_Recorded information:_
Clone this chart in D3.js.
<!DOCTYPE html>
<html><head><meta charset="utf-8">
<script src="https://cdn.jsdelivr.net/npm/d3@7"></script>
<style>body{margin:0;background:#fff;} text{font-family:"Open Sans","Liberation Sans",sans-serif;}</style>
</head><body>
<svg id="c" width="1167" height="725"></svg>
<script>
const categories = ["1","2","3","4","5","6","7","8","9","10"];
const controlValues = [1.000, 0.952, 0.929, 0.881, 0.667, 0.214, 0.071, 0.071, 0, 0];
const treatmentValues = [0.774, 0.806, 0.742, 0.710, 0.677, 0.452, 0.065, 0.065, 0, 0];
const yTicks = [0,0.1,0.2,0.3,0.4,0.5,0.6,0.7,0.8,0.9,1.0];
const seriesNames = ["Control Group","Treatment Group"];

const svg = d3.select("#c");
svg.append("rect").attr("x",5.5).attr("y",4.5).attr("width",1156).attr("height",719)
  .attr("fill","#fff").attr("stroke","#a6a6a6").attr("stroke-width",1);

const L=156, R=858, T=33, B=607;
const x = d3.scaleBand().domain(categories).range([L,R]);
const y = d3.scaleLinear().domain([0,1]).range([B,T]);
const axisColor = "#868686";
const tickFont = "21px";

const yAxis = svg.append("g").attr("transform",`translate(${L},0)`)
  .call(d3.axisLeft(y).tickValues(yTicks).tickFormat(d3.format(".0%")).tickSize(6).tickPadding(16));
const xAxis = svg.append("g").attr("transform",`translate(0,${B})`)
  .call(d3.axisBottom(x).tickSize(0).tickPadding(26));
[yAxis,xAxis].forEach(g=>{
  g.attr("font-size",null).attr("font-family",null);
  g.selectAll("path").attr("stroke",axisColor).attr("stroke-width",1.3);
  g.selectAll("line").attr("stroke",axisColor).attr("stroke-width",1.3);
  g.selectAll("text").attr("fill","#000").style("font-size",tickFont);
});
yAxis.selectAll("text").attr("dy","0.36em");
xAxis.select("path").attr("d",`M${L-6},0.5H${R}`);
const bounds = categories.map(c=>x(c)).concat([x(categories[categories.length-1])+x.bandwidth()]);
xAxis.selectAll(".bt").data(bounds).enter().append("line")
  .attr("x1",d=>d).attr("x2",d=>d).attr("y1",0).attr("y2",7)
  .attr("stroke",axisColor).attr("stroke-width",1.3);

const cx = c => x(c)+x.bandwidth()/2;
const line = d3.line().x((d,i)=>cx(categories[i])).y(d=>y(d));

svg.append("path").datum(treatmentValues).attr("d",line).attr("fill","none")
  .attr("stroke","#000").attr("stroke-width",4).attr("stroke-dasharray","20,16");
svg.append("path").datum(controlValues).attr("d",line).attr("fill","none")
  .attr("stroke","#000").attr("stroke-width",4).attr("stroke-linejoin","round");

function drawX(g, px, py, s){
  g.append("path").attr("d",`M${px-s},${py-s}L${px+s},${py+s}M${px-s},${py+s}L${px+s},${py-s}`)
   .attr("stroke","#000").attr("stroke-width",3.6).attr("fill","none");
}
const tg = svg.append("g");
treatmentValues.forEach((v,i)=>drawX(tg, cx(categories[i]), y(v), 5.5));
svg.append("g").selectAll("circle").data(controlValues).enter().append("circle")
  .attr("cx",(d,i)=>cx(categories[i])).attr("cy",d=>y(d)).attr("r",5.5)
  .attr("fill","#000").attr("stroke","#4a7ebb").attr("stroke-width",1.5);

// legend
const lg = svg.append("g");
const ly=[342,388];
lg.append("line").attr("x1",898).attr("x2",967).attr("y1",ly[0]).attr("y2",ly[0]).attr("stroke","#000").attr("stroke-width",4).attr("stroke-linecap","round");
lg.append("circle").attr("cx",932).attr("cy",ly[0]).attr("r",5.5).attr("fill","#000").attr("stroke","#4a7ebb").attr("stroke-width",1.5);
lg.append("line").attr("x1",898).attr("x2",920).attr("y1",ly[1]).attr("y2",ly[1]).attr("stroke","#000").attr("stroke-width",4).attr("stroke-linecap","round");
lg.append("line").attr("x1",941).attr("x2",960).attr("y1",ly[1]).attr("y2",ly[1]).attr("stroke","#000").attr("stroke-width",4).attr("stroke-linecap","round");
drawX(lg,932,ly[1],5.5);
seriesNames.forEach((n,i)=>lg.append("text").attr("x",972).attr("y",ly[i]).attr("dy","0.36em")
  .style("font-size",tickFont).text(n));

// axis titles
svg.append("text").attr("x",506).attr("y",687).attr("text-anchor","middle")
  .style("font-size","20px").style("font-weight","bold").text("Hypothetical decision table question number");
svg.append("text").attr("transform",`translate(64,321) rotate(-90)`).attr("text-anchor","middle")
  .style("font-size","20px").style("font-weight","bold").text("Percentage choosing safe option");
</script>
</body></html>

_What to produce:_
From the very first line of the data through the line with "const line = d3.line().x((d,i)=>cx(categories[i])).y(d=>y(d));" in it, please reproduce each line exactly and output nothing more.

_Completed task:_
Clone this chart in D3.js.
<!DOCTYPE html>
<html><head><meta charset="utf-8">
<script src="https://cdn.jsdelivr.net/npm/d3@7"></script>
<style>body{margin:0;background:#fff;} text{font-family:"Open Sans","Liberation Sans",sans-serif;}</style>
</head><body>
<svg id="c" width="1167" height="725"></svg>
<script>
const categories = ["1","2","3","4","5","6","7","8","9","10"];
const controlValues = [1.000, 0.952, 0.929, 0.881, 0.667, 0.214, 0.071, 0.071, 0, 0];
const treatmentValues = [0.774, 0.806, 0.742, 0.710, 0.677, 0.452, 0.065, 0.065, 0, 0];
const yTicks = [0,0.1,0.2,0.3,0.4,0.5,0.6,0.7,0.8,0.9,1.0];
const seriesNames = ["Control Group","Treatment Group"];

const svg = d3.select("#c");
svg.append("rect").attr("x",5.5).attr("y",4.5).attr("width",1156).attr("height",719)
  .attr("fill","#fff").attr("stroke","#a6a6a6").attr("stroke-width",1);

const L=156, R=858, T=33, B=607;
const x = d3.scaleBand().domain(categories).range([L,R]);
const y = d3.scaleLinear().domain([0,1]).range([B,T]);
const axisColor = "#868686";
const tickFont = "21px";

const yAxis = svg.append("g").attr("transform",`translate(${L},0)`)
  .call(d3.axisLeft(y).tickValues(yTicks).tickFormat(d3.format(".0%")).tickSize(6).tickPadding(16));
const xAxis = svg.append("g").attr("transform",`translate(0,${B})`)
  .call(d3.axisBottom(x).tickSize(0).tickPadding(26));
[yAxis,xAxis].forEach(g=>{
  g.attr("font-size",null).attr("font-family",null);
  g.selectAll("path").attr("stroke",axisColor).attr("stroke-width",1.3);
  g.selectAll("line").attr("stroke",axisColor).attr("stroke-width",1.3);
  g.selectAll("text").attr("fill","#000").style("font-size",tickFont);
});
yAxis.selectAll("text").attr("dy","0.36em");
xAxis.select("path").attr("d",`M${L-6},0.5H${R}`);
const bounds = categories.map(c=>x(c)).concat([x(categories[categories.length-1])+x.bandwidth()]);
xAxis.selectAll(".bt").data(bounds).enter().append("line")
  .attr("x1",d=>d).attr("x2",d=>d).attr("y1",0).attr("y2",7)
  .attr("stroke",axisColor).attr("stroke-width",1.3);

const cx = c => x(c)+x.bandwidth()/2;
const line = d3.line().x((d,i)=>cx(categories[i])).y(d=>y(d));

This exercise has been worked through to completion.